En 1976 Jorge Fons llevó al cine la novela Los albañiles de Vicente Leñero, con un reparto integrado por Ignacio López Tarso, Adalberto Martínez Resortes, José Alonso, entre otros. Los juegos de complicidad y camaradería, de sospecha y corrupción que existen en la novela, fueron bien llevados a la pantalla grande por Fons y el mismo Leñero, quien participó como guionista. El poder, la desigualdad y el despojo son algunos de los temas que aparecen tanto en la novela como en la película, cuya trama criminal avanza con las múltiples voces que conforman su relato:

Lo encontró Isidro, el peón de quince años que cargando un bote de mezcla, arrastrando una carretilla, enrollando la manguera, corriendo a traer un refresco, recogiendo las palas, buscando el bote de clavos, regresando a la bodega, aparecía y desaparecía como un fantasma urgido por los gritos de Jacinto. Apúrate-apúrate-apúrate-apúrate-apúrate.

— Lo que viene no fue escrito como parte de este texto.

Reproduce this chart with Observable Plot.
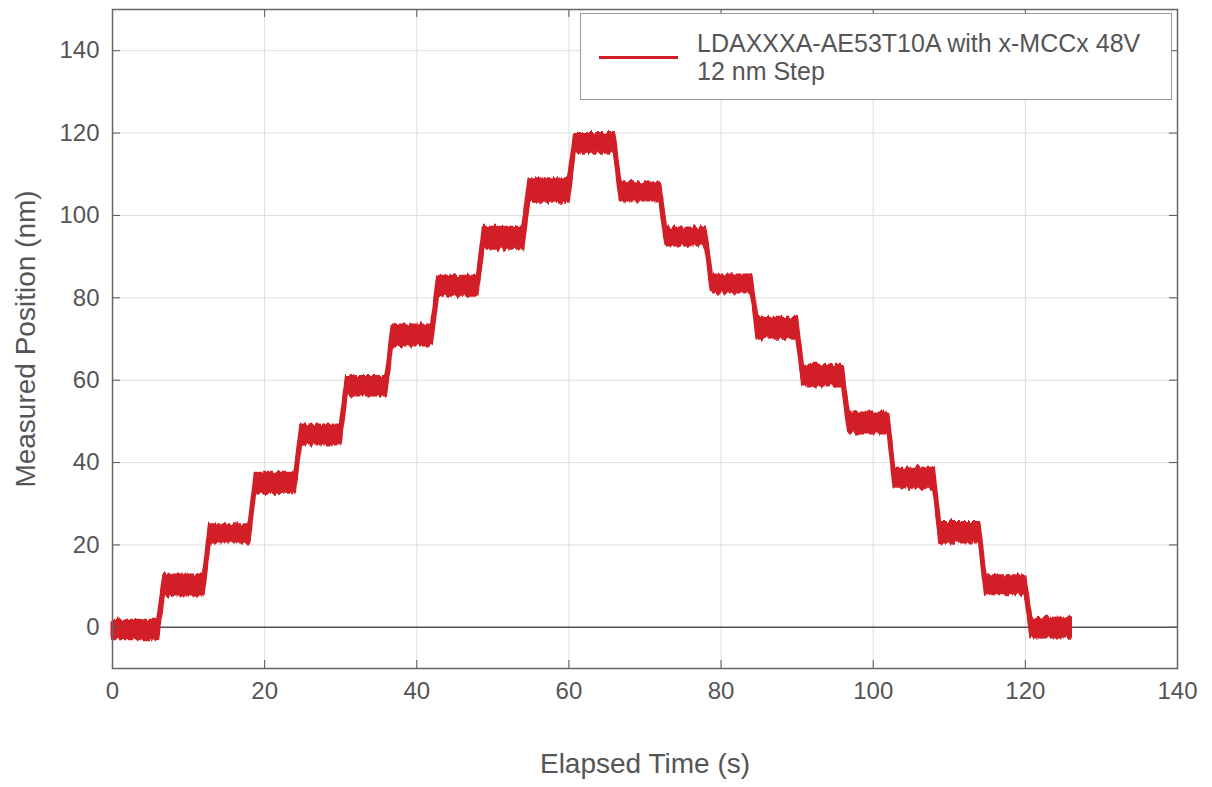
<!DOCTYPE html>
<html>
<head>
<meta charset="utf-8">
<script src="https://cdn.jsdelivr.net/npm/d3@7"></script>
<script src="https://cdn.jsdelivr.net/npm/@observablehq/plot@0.6"></script>
<style>
  html, body { margin: 0; padding: 0; background: #fff; }
  #wrap { position: relative; width: 1212px; height: 787px; font-family: "Liberation Sans", Arial, sans-serif; }
  #legend { position: absolute; left: 580px; top: 13px; width: 590px; height: 85px; border: 1.5px solid #9a9a9a; background: #fff; }
  #legend .swatch { position: absolute; left: 18px; top: 42px; width: 79px; height: 3px; background: #d21f27; }
  #legend .txt { position: absolute; left: 116px; top: 15px; font-size: 25px; line-height: 28px; color: #555; white-space: nowrap; }
</style>
</head>
<body>
<div id="wrap">
  <div id="chart"></div>
  <div id="legend"><div class="swatch"></div><div class="txt">LDAXXXA-AE53T10A with x-MCCx 48V<br>12 nm Step</div></div>
</div>
<script>
// Step timing (s) and measured band edges (nm)
const stepStart = [0, 6, 12, 18, 24, 30, 36, 42, 48, 54, 60, 66, 72, 78, 84, 90, 96, 102, 108, 114, 120];
const stepEnd   = [6, 12, 18, 24, 30, 36, 42, 48, 54, 60, 66, 72, 78, 84, 90, 96, 102, 108, 114, 120, 126];
const stepHi = [1.6, 12.6, 24.8, 37.3, 49.0, 60.8, 73.3, 85.1, 97.0, 108.8, 119.8, 107.8, 96.8, 85.4, 74.9, 63.5, 51.9, 38.5, 25.3, 12.4, 2.1];
const stepLo = [-2.9, 7.7, 20.6, 32.7, 44.4, 56.3, 68.4, 80.5, 91.9, 103.3, 115.2, 103.6, 92.7, 81.3, 70.3, 58.7, 47.3, 33.9, 20.6, 8.0, -2.5];
const transition = 0.8; // s, duration of each move

const xTicks = [0, 20, 40, 60, 80, 100, 120, 140];
const yTicks = [0, 20, 40, 60, 80, 100, 120, 140];

const rows = [];
stepStart.forEach((s, i) => {
  const t0 = i === 0 ? s : s + transition;
  rows.push({t: t0, lo: stepLo[i], hi: stepHi[i]});
  rows.push({t: stepEnd[i], lo: stepLo[i], hi: stepHi[i]});
});

const W = 1212, H = 787;
const mL = 112, mR = 35, mT = 9, mB = 119;
const innerH = H - mT - mB, innerW = W - mL - mR;
const red = "#d21f27";
const tickColor = "#555";

const chart = Plot.plot({
  width: W, height: H,
  marginLeft: mL, marginRight: mR, marginTop: mT, marginBottom: mB,
  style: {fontFamily: '"Liberation Sans", Arial, sans-serif', color: tickColor, background: "#fff"},
  x: {domain: [0, 140]},
  y: {domain: [-10, 150]},
  marks: [
    Plot.gridX(xTicks, {stroke: "#dedede", strokeOpacity: 1}),
    Plot.gridY(yTicks, {stroke: "#dedede", strokeOpacity: 1}),
    Plot.ruleY([0], {stroke: "#555", strokeWidth: 1.5}),
    Plot.areaY(rows, {x: "t", y1: "lo", y2: "hi", fill: red, stroke: red, strokeWidth: 3, strokeLinejoin: "round"}),
    Plot.tickX(xTicks, {x: d => d, stroke: "#555", insetTop: innerH - 8}),
    Plot.tickX(xTicks, {x: d => d, stroke: "#555", insetBottom: innerH - 8}),
    Plot.tickY(yTicks, {y: d => d, stroke: "#555", insetRight: innerW - 8}),
    Plot.tickY(yTicks, {y: d => d, stroke: "#555", insetLeft: innerW - 8}),
    Plot.frame({stroke: "#666", strokeWidth: 1.5}),
    Plot.axisX(xTicks, {tickSize: 0, tickPadding: 13, fontSize: 24, label: "Elapsed Time (s)", labelAnchor: "center", labelArrow: "none", labelOffset: 104}),
    Plot.axisY(yTicks, {tickSize: 0, tickPadding: 13, fontSize: 24, label: "Measured Position (nm)", labelAnchor: "center", labelArrow: "none", labelOffset: 97})
  ]
});

// texture filter (vertical-only jitter) for the measurement-noise look
const svg = d3.select(chart);
const defs = svg.insert("defs", ":first-child");
const f = defs.append("filter").attr("id", "noise").attr("x", "-5%").attr("y", "-20%").attr("width", "110%").attr("height", "140%")
  .attr("color-interpolation-filters", "sRGB");
f.append("feTurbulence").attr("type", "fractalNoise").attr("baseFrequency", "0.3 0.04").attr("numOctaves", 2).attr("seed", 4).attr("result", "n");
f.append("feColorMatrix").attr("in", "n").attr("type", "matrix")
  .attr("values", "1 0 0 0 0  0 1 0 0 0  0 0 0 0 0.5  0 0 0 0 1").attr("result", "m");
f.append("feDisplacementMap").attr("in", "SourceGraphic").attr("in2", "m").attr("scale", 8).attr("xChannelSelector", "B").attr("yChannelSelector", "R");
svg.select('g[aria-label="area"]').attr("filter", "url(#noise)");

// axis label sizes
svg.selectAll('g[aria-label="x-axis label"] text, g[aria-label="y-axis label"] text').attr("font-size", 28).attr("fill", "#555");

document.getElementById("chart").appendChild(chart);
</script>
</body>
</html>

Pedro Páramo, novela onírica de fantasmas y personajes que hablan sin estar presentes, no ha encontrado aún a su paladín en el séptimo arte.

MARTÍN LUIS GUZMÁN

En su libro Luz en la oscuridad. Crónica del cine mexicano 1896-2002, Francisco Sánchez recupera un episodio notable. En 1960, cuando parecía que Obregón y Calles no eran más que un recuerdo del turbulento mundo posrevolucionario, Julio Bracho adaptó La sombra del caudillo. La película, de muy buena factura, quedó enlatada 30 años. Filmada en el sexenio de López Mateos, no vio la luz sino hasta los tiempos de Salinas de Gortari.

A pesar de que el libro se había convertido en un clásico y llevaba años circulando, incluso editado por la SEP, y que el episodio narrado en la novela, los crímenes de Huitzilac, era de dominio común, la película sufrió una de las peores censuras de las que se tenga memoria en el cine mexicano. Una muestra de que el gobierno temía mucho más al poder de penetración del cine que al de la literatura.

En la década de los 70 un general afirmó que la película denigraba al ejército. José Alvarado, periodista destacado de la época, contestó a través de la revista Siempre: “No fueron los actores de Julio Bracho los que asesinaron a Francisco Serrano, fueron los militares. Son éstos los que denigran al ejército”.

Al final, Alfred Hitchcock tenía razón: “para mí, el cine son cuatrocientas butacas que llenar.”